-- BEGIN Given material --
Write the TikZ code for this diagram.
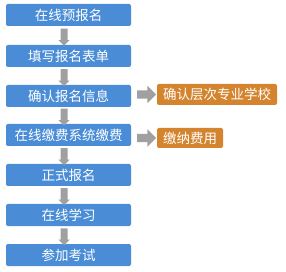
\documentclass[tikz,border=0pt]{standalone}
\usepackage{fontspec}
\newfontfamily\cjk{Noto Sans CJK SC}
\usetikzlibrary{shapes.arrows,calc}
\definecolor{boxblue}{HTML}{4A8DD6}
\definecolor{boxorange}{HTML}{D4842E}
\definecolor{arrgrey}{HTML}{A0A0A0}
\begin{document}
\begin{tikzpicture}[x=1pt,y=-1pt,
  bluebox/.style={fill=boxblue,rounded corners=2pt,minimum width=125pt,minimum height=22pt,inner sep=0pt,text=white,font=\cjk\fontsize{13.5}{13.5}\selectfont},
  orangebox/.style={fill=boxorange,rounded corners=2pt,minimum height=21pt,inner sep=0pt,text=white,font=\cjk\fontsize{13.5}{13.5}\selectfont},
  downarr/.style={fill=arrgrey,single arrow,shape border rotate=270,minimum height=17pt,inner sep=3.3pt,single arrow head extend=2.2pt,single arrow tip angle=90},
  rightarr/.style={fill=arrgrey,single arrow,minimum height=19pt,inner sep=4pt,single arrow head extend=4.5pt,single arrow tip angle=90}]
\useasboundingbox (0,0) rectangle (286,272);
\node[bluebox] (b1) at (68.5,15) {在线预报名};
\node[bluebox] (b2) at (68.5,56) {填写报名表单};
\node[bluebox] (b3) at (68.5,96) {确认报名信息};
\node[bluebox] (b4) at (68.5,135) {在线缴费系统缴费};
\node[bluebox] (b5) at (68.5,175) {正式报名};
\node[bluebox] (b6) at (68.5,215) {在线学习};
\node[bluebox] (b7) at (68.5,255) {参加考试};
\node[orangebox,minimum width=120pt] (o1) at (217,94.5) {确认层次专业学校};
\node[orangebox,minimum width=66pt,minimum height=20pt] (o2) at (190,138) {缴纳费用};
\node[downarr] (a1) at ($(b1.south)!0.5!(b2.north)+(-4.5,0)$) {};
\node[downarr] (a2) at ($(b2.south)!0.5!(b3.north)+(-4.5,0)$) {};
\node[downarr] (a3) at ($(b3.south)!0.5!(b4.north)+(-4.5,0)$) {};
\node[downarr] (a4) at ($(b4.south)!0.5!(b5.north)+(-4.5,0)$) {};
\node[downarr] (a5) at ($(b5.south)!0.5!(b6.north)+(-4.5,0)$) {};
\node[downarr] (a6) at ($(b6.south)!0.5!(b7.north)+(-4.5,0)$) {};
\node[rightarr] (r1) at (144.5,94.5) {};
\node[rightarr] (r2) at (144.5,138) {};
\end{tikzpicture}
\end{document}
-- END Given material --
Quote each line of the listing exactly, but leave the pictures out.

> [Exercise answer]:
Write the TikZ code for this diagram.
\documentclass[tikz,border=0pt]{standalone}
\usepackage{fontspec}
\newfontfamily\cjk{Noto Sans CJK SC}
\usetikzlibrary{shapes.arrows,calc}
\definecolor{boxblue}{HTML}{4A8DD6}
\definecolor{boxorange}{HTML}{D4842E}
\definecolor{arrgrey}{HTML}{A0A0A0}
\begin{document}
\begin{tikzpicture}[x=1pt,y=-1pt,
  bluebox/.style={fill=boxblue,rounded corners=2pt,minimum width=125pt,minimum height=22pt,inner sep=0pt,text=white,font=\cjk\fontsize{13.5}{13.5}\selectfont},
  orangebox/.style={fill=boxorange,rounded corners=2pt,minimum height=21pt,inner sep=0pt,text=white,font=\cjk\fontsize{13.5}{13.5}\selectfont},
  downarr/.style={fill=arrgrey,single arrow,shape border rotate=270,minimum height=17pt,inner sep=3.3pt,single arrow head extend=2.2pt,single arrow tip angle=90},
  rightarr/.style={fill=arrgrey,single arrow,minimum height=19pt,inner sep=4pt,single arrow head extend=4.5pt,single arrow tip angle=90}]
\useasboundingbox (0,0) rectangle (286,272);
\node[bluebox] (b1) at (68.5,15) {在线预报名};
\node[bluebox] (b2) at (68.5,56) {填写报名表单};
\node[bluebox] (b3) at (68.5,96) {确认报名信息};
\node[bluebox] (b4) at (68.5,135) {在线缴费系统缴费};
\node[bluebox] (b5) at (68.5,175) {正式报名};
\node[bluebox] (b6) at (68.5,215) {在线学习};
\node[bluebox] (b7) at (68.5,255) {参加考试};
\node[orangebox,minimum width=120pt] (o1) at (217,94.5) {确认层次专业学校};
\node[orangebox,minimum width=66pt,minimum height=20pt] (o2) at (190,138) {缴纳费用};
\node[downarr] (a1) at ($(b1.south)!0.5!(b2.north)+(-4.5,0)$) {};
\node[downarr] (a2) at ($(b2.south)!0.5!(b3.north)+(-4.5,0)$) {};
\node[downarr] (a3) at ($(b3.south)!0.5!(b4.north)+(-4.5,0)$) {};
\node[downarr] (a4) at ($(b4.south)!0.5!(b5.north)+(-4.5,0)$) {};
\node[downarr] (a5) at ($(b5.south)!0.5!(b6.north)+(-4.5,0)$) {};
\node[downarr] (a6) at ($(b6.south)!0.5!(b7.north)+(-4.5,0)$) {};
\node[rightarr] (r1) at (144.5,94.5) {};
\node[rightarr] (r2) at (144.5,138) {};
\end{tikzpicture}
\end{document}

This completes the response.